● AIM OF THE EXERCISE:
Find each line holding the word "this" and give the total alone.

Entries taken from a collection:
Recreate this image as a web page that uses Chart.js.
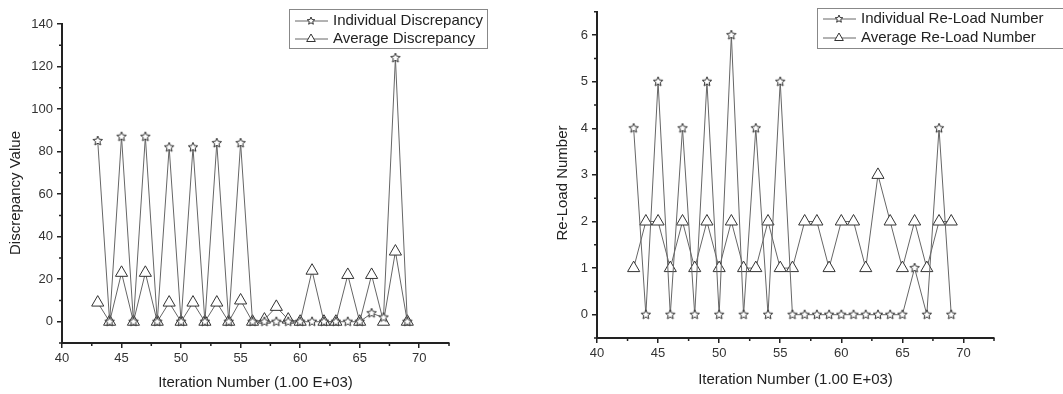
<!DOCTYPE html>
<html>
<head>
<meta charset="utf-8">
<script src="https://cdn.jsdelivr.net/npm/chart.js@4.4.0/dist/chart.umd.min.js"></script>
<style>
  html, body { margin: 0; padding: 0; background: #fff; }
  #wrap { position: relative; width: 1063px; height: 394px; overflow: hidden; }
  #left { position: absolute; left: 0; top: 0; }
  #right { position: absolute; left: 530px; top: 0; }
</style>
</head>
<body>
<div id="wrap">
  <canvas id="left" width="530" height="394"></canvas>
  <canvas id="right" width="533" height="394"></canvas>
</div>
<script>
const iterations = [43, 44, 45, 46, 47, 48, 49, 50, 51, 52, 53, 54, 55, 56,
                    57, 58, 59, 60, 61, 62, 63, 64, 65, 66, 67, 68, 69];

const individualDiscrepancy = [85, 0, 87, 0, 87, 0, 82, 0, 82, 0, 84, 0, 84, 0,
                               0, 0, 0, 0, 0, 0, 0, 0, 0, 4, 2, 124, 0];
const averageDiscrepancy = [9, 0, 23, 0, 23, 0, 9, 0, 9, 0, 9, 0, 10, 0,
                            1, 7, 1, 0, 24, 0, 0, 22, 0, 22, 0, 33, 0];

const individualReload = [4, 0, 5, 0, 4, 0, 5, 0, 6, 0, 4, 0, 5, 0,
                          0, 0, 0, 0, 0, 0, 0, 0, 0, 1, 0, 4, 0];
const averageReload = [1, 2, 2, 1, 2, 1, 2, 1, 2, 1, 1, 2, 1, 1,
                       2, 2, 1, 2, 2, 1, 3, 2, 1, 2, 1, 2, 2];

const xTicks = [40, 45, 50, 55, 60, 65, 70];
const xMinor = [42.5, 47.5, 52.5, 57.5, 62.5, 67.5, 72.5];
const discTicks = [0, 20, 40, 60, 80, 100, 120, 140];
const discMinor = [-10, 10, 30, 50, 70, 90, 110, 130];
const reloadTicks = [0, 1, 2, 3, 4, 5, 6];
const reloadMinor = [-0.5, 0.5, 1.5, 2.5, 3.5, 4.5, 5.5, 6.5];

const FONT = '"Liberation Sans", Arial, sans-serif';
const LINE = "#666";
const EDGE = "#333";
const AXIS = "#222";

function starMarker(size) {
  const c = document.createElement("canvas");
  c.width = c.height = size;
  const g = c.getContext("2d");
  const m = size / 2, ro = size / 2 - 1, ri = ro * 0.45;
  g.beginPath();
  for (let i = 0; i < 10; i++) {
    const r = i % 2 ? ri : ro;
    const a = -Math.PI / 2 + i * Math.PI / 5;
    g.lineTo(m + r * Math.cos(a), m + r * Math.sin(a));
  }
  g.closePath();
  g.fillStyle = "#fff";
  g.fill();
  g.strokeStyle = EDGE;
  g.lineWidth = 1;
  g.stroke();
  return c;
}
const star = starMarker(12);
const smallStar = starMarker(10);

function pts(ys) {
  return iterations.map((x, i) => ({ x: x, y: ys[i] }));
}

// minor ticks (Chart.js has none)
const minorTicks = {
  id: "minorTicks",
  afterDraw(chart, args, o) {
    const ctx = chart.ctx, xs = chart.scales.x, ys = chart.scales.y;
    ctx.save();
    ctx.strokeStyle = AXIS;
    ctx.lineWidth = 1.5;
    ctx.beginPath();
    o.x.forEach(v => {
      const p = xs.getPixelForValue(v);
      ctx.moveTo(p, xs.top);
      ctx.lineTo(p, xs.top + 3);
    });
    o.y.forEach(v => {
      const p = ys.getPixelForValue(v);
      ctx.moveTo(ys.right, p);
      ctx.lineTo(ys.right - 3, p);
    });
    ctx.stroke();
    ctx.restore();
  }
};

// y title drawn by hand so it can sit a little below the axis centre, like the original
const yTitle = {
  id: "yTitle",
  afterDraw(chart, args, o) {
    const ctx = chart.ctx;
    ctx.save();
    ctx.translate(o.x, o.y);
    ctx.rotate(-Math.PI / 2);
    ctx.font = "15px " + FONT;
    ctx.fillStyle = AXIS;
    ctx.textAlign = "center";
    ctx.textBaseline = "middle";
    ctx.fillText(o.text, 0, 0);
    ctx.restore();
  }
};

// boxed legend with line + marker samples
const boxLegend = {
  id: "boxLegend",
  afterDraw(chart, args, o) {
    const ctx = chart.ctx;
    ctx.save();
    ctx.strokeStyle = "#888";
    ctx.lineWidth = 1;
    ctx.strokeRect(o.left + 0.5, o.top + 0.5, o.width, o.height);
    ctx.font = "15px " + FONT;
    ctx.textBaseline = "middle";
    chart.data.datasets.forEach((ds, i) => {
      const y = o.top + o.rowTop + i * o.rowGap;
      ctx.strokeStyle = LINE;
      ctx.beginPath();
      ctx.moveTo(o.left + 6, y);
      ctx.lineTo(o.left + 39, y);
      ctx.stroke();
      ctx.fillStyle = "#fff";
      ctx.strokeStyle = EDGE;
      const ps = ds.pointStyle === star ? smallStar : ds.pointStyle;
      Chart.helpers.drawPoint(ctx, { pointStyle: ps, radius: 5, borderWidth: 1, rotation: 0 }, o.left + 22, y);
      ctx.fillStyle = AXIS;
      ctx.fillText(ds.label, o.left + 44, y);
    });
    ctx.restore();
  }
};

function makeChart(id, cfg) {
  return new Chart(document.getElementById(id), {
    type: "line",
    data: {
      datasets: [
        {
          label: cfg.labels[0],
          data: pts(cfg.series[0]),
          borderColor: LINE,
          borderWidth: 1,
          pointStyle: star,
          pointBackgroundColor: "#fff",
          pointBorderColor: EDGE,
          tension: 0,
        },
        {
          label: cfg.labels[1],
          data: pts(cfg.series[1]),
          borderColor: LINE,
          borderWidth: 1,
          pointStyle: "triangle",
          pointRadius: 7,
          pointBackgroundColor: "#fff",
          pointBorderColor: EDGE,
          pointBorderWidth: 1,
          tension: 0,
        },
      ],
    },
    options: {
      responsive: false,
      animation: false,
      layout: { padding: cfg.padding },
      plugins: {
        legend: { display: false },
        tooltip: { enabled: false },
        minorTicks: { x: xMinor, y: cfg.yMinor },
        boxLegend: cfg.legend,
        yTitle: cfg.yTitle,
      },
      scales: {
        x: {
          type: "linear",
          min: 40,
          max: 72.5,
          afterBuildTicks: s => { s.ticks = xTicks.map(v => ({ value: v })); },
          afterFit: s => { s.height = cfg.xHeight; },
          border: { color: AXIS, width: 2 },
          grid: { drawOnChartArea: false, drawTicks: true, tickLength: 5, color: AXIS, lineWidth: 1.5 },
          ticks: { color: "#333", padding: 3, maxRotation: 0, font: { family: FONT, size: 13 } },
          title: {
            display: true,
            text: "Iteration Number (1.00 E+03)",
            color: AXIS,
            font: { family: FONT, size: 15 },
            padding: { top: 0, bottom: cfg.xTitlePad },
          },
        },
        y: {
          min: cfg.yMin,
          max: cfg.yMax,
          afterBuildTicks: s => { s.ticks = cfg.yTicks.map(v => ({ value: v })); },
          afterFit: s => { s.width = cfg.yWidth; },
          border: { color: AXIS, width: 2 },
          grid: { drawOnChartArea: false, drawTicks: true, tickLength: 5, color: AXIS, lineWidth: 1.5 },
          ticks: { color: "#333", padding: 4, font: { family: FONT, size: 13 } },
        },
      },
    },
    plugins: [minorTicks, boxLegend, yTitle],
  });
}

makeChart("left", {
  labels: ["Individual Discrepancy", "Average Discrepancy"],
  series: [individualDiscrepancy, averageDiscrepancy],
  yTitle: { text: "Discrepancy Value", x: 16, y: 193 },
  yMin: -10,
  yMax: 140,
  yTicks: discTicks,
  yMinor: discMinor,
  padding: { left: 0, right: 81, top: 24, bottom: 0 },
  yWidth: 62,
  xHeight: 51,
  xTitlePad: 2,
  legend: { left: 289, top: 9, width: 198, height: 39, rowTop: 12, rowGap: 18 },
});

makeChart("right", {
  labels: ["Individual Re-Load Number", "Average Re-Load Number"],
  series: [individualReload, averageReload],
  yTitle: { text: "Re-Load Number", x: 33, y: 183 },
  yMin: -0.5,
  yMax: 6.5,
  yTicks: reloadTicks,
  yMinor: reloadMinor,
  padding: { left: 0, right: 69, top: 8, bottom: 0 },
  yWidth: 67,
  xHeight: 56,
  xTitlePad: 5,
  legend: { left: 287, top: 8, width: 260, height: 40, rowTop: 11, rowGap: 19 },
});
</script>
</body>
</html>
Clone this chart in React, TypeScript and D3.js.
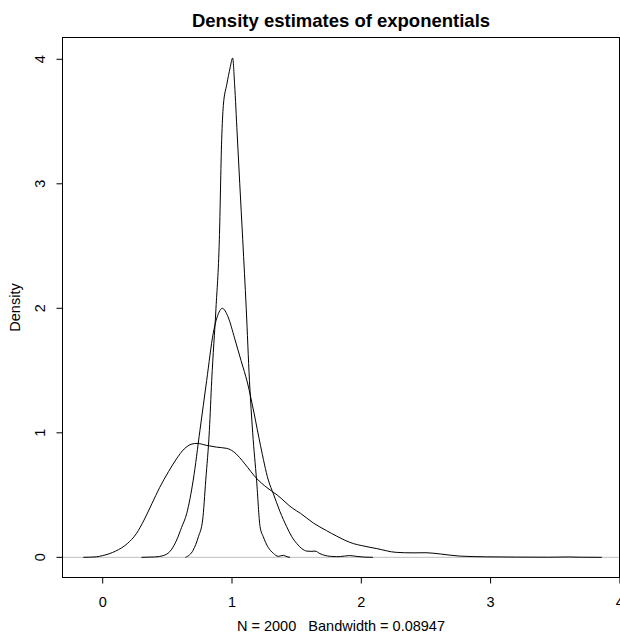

● THE RESULT:
2